The Bourne Retribution
- Author: Robert Ludlum (series creator) Eric Van Lustbader
- Language: English
- Series: Jason Bourne
- Genre: Spy, thriller
- Publisher: Grand Central Publishing (US)
- Publication date: December 3, 2013
- Publication place: United States
- Media type: Print (hardback)
- Pages: 432 Pages pp (first edition)
- ISBN: 1455550957
- Preceded by: The Bourne Imperative
- Followed by: The Bourne Ascendancy

= The Bourne Retribution =

2013 novel by Eric Van Lustbader

The Bourne Retribution is the eleventh novel in the Bourne series and eighth by Eric Van Lustbader. The book was released on December 3, 2013, as a sequel to The Bourne Imperative. It was followed up with The Bourne Ascendancy.

==Plot summary==

Bourne's friend Eli Yadin, head of Mossad, learns that Ouyang Jidan, a senior member of China's Politburo, and a major Mexican drug lord may have been trafficking in more than drugs. Yadin needs Bourne to investigate. Bourne agrees, but only because he has a personal agenda: Ouyang Jidan is the man who ordered Rebeka—one of the only people Bourne has ever truly cared about—murdered. Bourne is determined to avenge her death, but in the process he becomes enmeshed in a monstrous worldwide scheme involving the Chinese, Mexicans, and Russians. Bourne's desperate search for Ouyang takes him from Tel Aviv to Shanghai, Mexico City, and, ultimately, a village on China's coast where a clever trap has been laid for him. Bourne finds himself pursued on all sides and unsure whom he can trust.

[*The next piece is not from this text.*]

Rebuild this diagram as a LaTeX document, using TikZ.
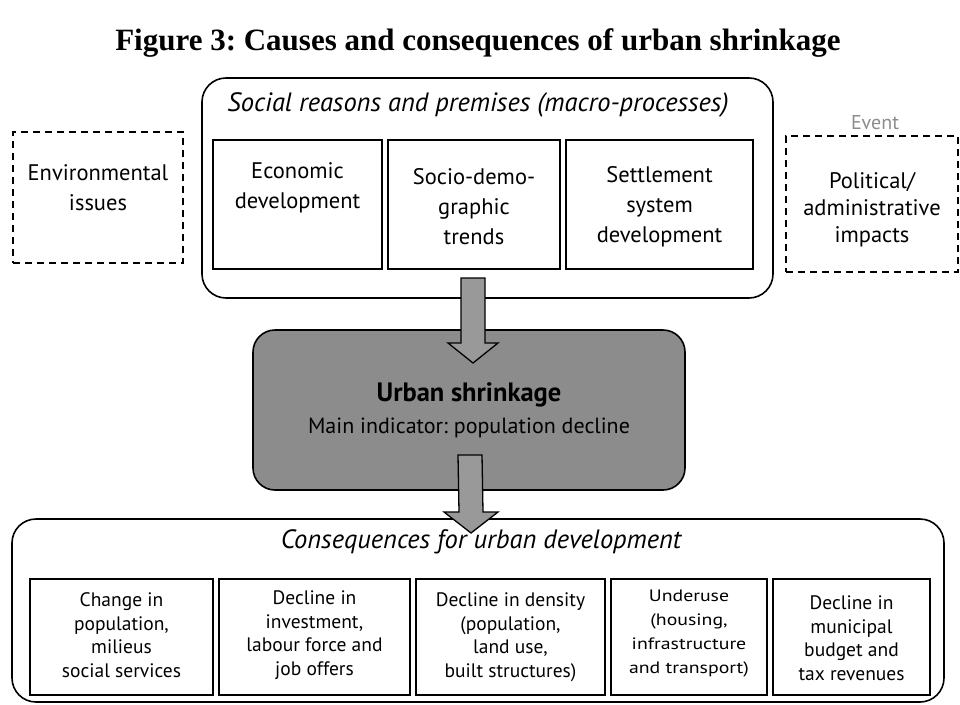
\documentclass[tikz,border=0pt]{standalone}
\usepackage{fontspec}
\setmainfont{PT Sans}
\newfontfamily\titlefont{Liberation Serif}
\newfontfamily\widefont[FakeStretch=1.2]{PT Sans}
\usetikzlibrary{calc}
\frenchspacing
\begin{document}
\begin{tikzpicture}[x=1pt,y=-1pt,
  every node/.style={inner sep=0pt,outer sep=0pt},
  frame/.style={draw,line width=1.6pt,rounded corners=24pt},
  innerbox/.style={draw,line width=1.5pt},
  dashbox/.style={draw,line width=1.4pt,dash pattern=on 7pt off 5pt},
  toptext/.style={align=center,font=\fontsize{22.5}{30}\selectfont},
  bottext/.style={align=center,font=\fontsize{19.5}{23.5}\selectfont},
  headline/.style={font=\fontsize{26.5}{30}\selectfont\itshape},
  blockarrow/.style={draw,line width=1.3pt,fill=black!40,line join=miter},
]
\useasboundingbox (0,0) rectangle (960,704);
\fill[white] (0,0) rectangle (960,704);

% title
\node[font=\titlefont\bfseries\fontsize{31}{36}\selectfont] (title) at (478,43) {Figure 3: Causes and consequences of urban shrinkage};

% top frame
\node[frame,minimum width=571,minimum height=220] (top) at (487.5,188) {};
\node[headline] (toph) at (478,105) {Social reasons and premises (macro-processes)};
\node[innerbox,minimum width=169,minimum height=129] (econ) at (297.5,204.5) {};
\node[toptext] (econT) at (297.5,188) {Economic\\development};
\node[innerbox,minimum width=172,minimum height=129] (socio) at (474,204.5) {};
\node[toptext] (socioT) at (474,207) {Socio-demo-\\graphic\\trends};
\node[innerbox,minimum width=187,minimum height=129] (settle) at (659.5,204.5) {};
\node[toptext] (settleT) at (659.5,207) {Settlement\\system\\development};

% dashed side boxes
\node[dashbox,minimum width=170,minimum height=131] (env) at (98,197.5) {};
\node[toptext] (envT) at (98,188) {Environmental\\issues};
\node[dashbox,minimum width=172,minimum height=136] (pol) at (872,204) {};
\node[toptext,font=\fontsize{22.5}{27}\selectfont] (polT) at (872,210) {Political/\\administrative\\impacts};
\node[font=\fontsize{20}{22}\selectfont,text=black!45] (event) at (875,123) {Event};

% middle box
\node[draw,line width=1.6pt,rounded corners=22pt,fill=black!45,minimum width=432,minimum height=160,align=center,font=\fontsize{22}{32}\selectfont] (mid) at (469,410)
  {{\bfseries\fontsize{26.5}{32}\selectfont Urban shrinkage}\\{\fontsize{22}{32}\selectfont Main indicator: population decline}};

% bottom frame
\node[frame,minimum width=932,minimum height=183] (bot) at (478,610.5) {};
\node[headline] (both) at (481,542) {Consequences for urban development};
\node[innerbox,minimum width=183,minimum height=116] (b1) at (121.5,637) {};
\node[bottext] (b1T) at (121.5,635) {Change in\\population,\\milieus\\social services};
\node[innerbox,minimum width=191,minimum height=116] (b2) at (314.5,637) {};
\node[bottext] (b2T) at (314.5,635) {Decline in\\investment,\\labour force and\\job offers};
\node[innerbox,minimum width=189,minimum height=116] (b3) at (510.5,637) {};
\node[bottext] (b3T) at (510.5,637) {Decline in density\\(population,\\land use,\\built structures)};
\node[innerbox,minimum width=156,minimum height=116] (b4) at (689,637) {};
\node[align=center,font=\widefont\fontsize{16.5}{24}\selectfont] (b4T) at (689,634) {Underuse\\(housing,\\infrastructure\\and transport)};
\node[innerbox,minimum width=157,minimum height=116] (b5) at (851.5,637) {};
\node[bottext] (b5T) at (851.5,638) {Decline in\\municipal\\budget and\\tax revenues};

% block arrows
\coordinate (a1s) at ($(top.south)+(-14.5,-20)$);
\coordinate (a1e) at ($(mid.north)+(4,33)$);
\draw[blockarrow] ($(a1s)+(-12,0)$) -- ($(a1s)+(12,0)$) -- ($(a1e)+(12,-20)$) -- ($(a1e)+(25,-20)$) -- (a1e) -- ($(a1e)+(-25,-20)$) -- ($(a1e)+(-12,-20)$) -- cycle;
\coordinate (a2s) at ($(mid.south)+(1,-35)$);
\coordinate (a2e) at ($(bot.north)+(-7,14)$);
\draw[blockarrow] ($(a2s)+(-12,0)$) -- ($(a2s)+(12,0)$) -- ($(a2e)+(12,-21)$) -- ($(a2e)+(27,-21)$) -- (a2e) -- ($(a2e)+(-27,-21)$) -- ($(a2e)+(-12,-21)$) -- cycle;
\end{tikzpicture}
\end{document}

Jason's adventure begins when Eden Mazar, an Israeli Mossad agent, is murdered by members of a Mexican drug cartel named Los Zetas. Following this, he is approached by Mossad director Eli Yadin, who invites Bourne to embark on a mission to find a connection between Eden Mazar's murder and the death of Rebeka, Bourne's love interest. Bourne goes to Shanghai, under an alias, but he later disposes of his disguise and pursues Ouyang's right-hand man, Colonel Sun. After finding out about this, Amir Ophir, another Israeli Mossad member, sends an assassin named Retzach to kill Bourne, but Bourne kills Retzach instead. Following this, Bourne goes on a wild goose chase for Ouyang, which comes to a head in Mexico City, where he encounters Maricruz, wife of Ouyang Jidan, who has been injured in an attack by a rival cartel in Mexico and is currently caring for a girl named Angel.
Later, Colonel Sun appears at the hospital and, upon seeing Maricruz with Angel, begins verbally abusing and later threatening Angel. Bourne, disguised as a doctor, intervenes and fights Sun, who is ultimately killed by Angel.

Following this, Bourne escapes with Maricruz and Angel, and later drops them off at the house of Anunciata, a friend of Bourne whom he rescued in the previous novel. Bourne is later framed for bombing the SUV of a cartel leader named Carlos Danda Carlos, and eventually falls victim to an attempted murder by Ophir, whom Bourne eliminates. Later, he buys a flamethrower from an arms dealer named J.J. Hale, which he later uses to kill Carlos Danda Carlos. Following this, Bourne leaves Mexico and goes to China, where he teams up with a Russian FSB agent named Leonid. Disguised as a member of Ouyang's staff, Bourne infiltrates Ouyang's estate, but his cover is blown and he is eventually captured.

After a tense interrogation session, Bourne breaks free, then engages in a fight against Ouyang, who attacks Bourne with a sword. Bourne ultimately kills Ouyang, fulfilling his vengeance against the Chinese Politburo member.

Later, Bourne returns to Israel, where he is surprised to see Rebeka (her real name is revealed to be Sara Yadin) alive and well, later learning that Eli Yadin had a plan involving Rebeka faking her death following her grievous injury inflicted upon her in the previous novel, and later using Bourne to wreak his retribution against Ouyang on Yadin's behalf. The novel ends with Bourne kissing Sara\Rebeka in the hospital.

== Reception ==
Publishers Weekly commented, "Whatever was original in Ludlum's initial conception of an amnesiac superagent in his trilogy has long been lost in a welter of clichés, with the worst saved for last."

Joel Wijesuria of The Star Online commented, "Bringing the same action vibe as his previous books in the series, Lustbader manages again to capture the essence of the master spy, faithfully carrying on the legacy entrusted to him by the Ludlum estate. Lustbader’s Bourne is every bit the consummate spy, straddling the grey area between professionalism and passion."